Это замечание Лалу слегка уязвило.
– Почему это «сдурела»? У всех нормальных женщин дети есть, – сказала она, сделав легкое ударение на слове «нормальных». – Вон, одна моя знакомая, итальянка, уж на что бандитка, и та решилась ребенка оставить, хоть ее, может, и убьют не сегодня-завтра.
– Родная! – сказала Гретка с ядовитой ухмылкой. – Я не знаю, с какими итальянскими бандитками ты в этой больнице познакомилась, но сдается мне, что врачи, когда тебя переводили, маленько ушибли тебе голову.

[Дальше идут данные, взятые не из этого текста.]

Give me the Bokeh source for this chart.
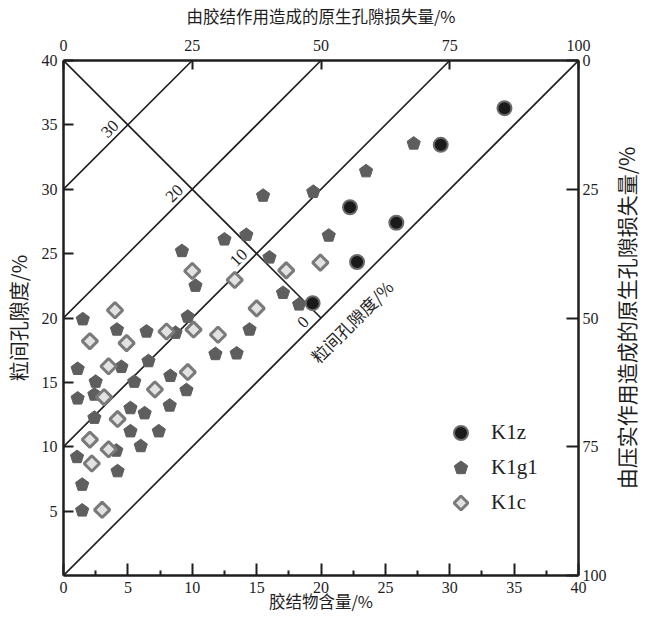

Ребенка ей, видишь ли, захотелось! А на какие шиши ты его кормить будешь?
– Выкормлю, – уверенно сказала Лала, мельком взглянув на свою высокую грудь. – И воспитаю. А деньги – это все хеч! Мелочь! Перебьемся как-нибудь. Работать пойду.
– Уморила! – захихикала Гретка. – Скажу пацанам – обхохочутся! Наша Лялька – швейка на «дунькиной фабрике«! (так с незапамятных времен прозывался трикотажный комбинат неподалеку от ее квартала). Сто пятьдесят рэ в месяц плюс прогрессивка! – уничтожала ее Гретка. – Да тебе этого даже на босоножки «саламандровые» не хватит. Дура!
Сама Гретка за свою жизнь не проработала еще ни единого дня. Древнейшая профессия, которой она при помощи отчима овладела с детских лет, обеспечивала и ей и ее старенькой матери веселую и безбедную жизнь. И на какие-то мгновение пожалела ее Лала, нежно и искренне, как пожалела только что и о собственных, бесцельно прогулянных ею годах, и сказала она с чувством и участием в голосе:
– Нет, это ты дура, Гретка. И ни фига-то ты не понимаешь в колбасных обрезках. Ты – как стакан в автомате – кинул, выпил и пошел. А ребенок – это то, что тебя от вещи отличает. Это – твое, понимаешь? Выношенное, выплаканное, большое, родное, что ли… Не умею я красиво говорить, Грет, а то бы объяснила. Только ты ведь этого не поймешь. Ты ж бесплодная. А значит и не женщина вовсе.